**** Material to process ****
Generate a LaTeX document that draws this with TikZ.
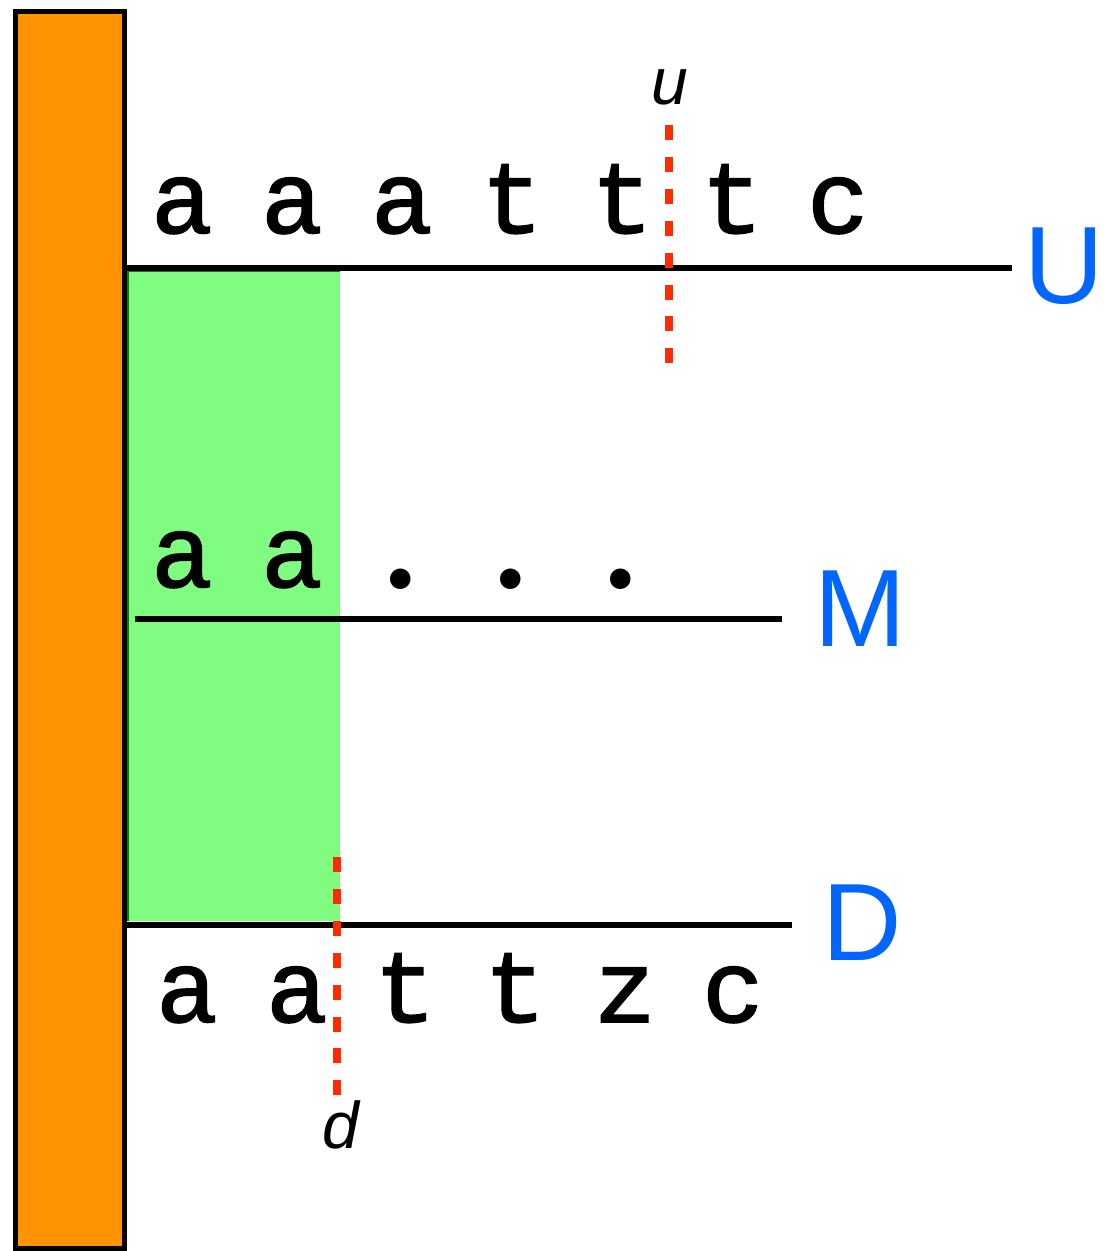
\documentclass[tikz,border=0pt]{standalone}
\usepackage{fontspec}
\newfontfamily\monof{Liberation Mono}[FakeBold=1.5]
\newfontfamily\sansf{Liberation Sans}
\definecolor{barorange}{HTML}{FF9300}
\definecolor{zonegreen}{HTML}{80FC80}
\definecolor{edgegreen}{HTML}{0A7A0A}
\definecolor{labblue}{HTML}{0066FF}
\definecolor{cutred}{HTML}{FF2A00}
\begin{document}
\begin{tikzpicture}[x=1pt,y=-1pt,
  seq/.style={anchor=base, inner sep=0pt, font=\monof\fontsize{103}{103}\selectfont},
  dotmark/.style={anchor=base, inner sep=0pt, font=\rmfamily\fontsize{250}{250}\selectfont},
  lab/.style={text=labblue, inner sep=0pt, font=\sansf\fontsize{110}{110}\selectfont},
  cutlbl/.style={inner sep=0pt, font=\sansf\itshape\fontsize{66}{66}\selectfont},
  cut/.style={draw=cutred, line width=8pt, dash pattern=on 15pt off 16.9pt},
  bar/.style={draw=black, line width=6.5pt}]
\useasboundingbox (0,0) rectangle (1104,1251);
% green zone
\fill[zonegreen] (125,270) rectangle (340,921);
\draw[edgegreen, line width=3pt] (127.5,921) -- (127.5,270) -- (340,270);
% orange wall
\draw[fill=barorange, line width=5pt] (15.5,11) rectangle (124.5,1248.5);
% lines
\coordinate (u0) at (125,268); \coordinate (u1) at (1012,268);
\coordinate (m0) at (135,619); \coordinate (m1) at (782,619);
\coordinate (d0) at (127,925); \coordinate (d1) at (792,925);
\draw[bar] (u0) -- (u1);
\draw[bar] (m0) -- (m1);
\draw[bar] (d0) -- (d1);
% top sequence
\node[seq] (ua1) at (182,233) {a};
\node[seq] (ua2) at (292,233) {a};
\node[seq] (ua3) at (402,233) {a};
\node[seq] (ut1) at (512,233) {t};
\node[seq] (ut2) at (622,233) {t};
\node[seq] (ut3) at (732,233) {t};
\node[seq] (uc)  at (838,233) {c};
% middle sequence
\node[seq] (ma1) at (182,587) {a};
\node[seq] (ma2) at (292,587) {a};
\node[dotmark] (md1) at (401,589) {.};
\node[dotmark] (md2) at (511,589) {.};
\node[dotmark] (md3) at (621,589) {.};
% bottom sequence
\node[seq] (da1) at (187,1022) {a};
\node[seq] (da2) at (297,1022) {a};
\node[seq] (dt1) at (405,1022) {t};
\node[seq] (dt2) at (515,1022) {t};
\node[seq] (dz)  at (625,1022) {z};
\node[seq] (dc)  at (733,1022) {c};
% labels
\node[lab] (U) at (1064,266) {U};
\node[lab] (M) at (860,609) {M};
\node[lab] (D) at (862,923) {D};
% cut markers
\coordinate (cu0) at (669,125); \coordinate (cu1) at (669,363);
\coordinate (cd0) at (337,857); \coordinate (cd1) at (337,1095);
\draw[cut] (cu0) -- (cu1);
\draw[cut] (cd0) -- (cd1);
\node[cutlbl, anchor=south] (ul) at (670,105) {u};
\node[cutlbl, anchor=north] (dl) at (341,1100) {d};
\end{tikzpicture}
\end{document}
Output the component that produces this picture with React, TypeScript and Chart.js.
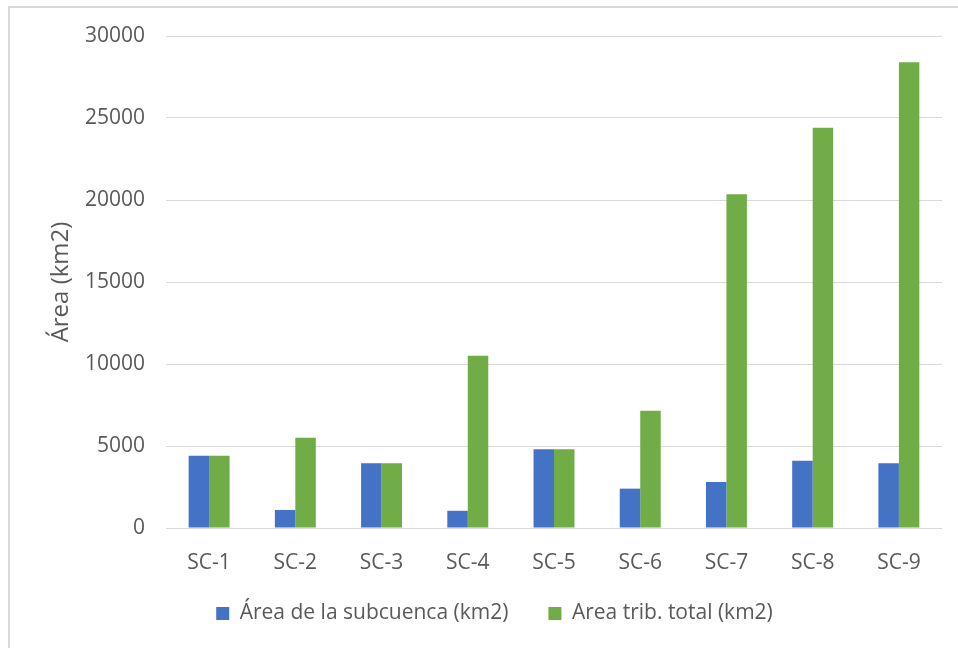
****
▸ Work required
Where a line of the data holds "this", show that line.

▸ Exercise result
Generate a LaTeX document that draws this with TikZ.
Output the component that produces this picture with React, TypeScript and Chart.js.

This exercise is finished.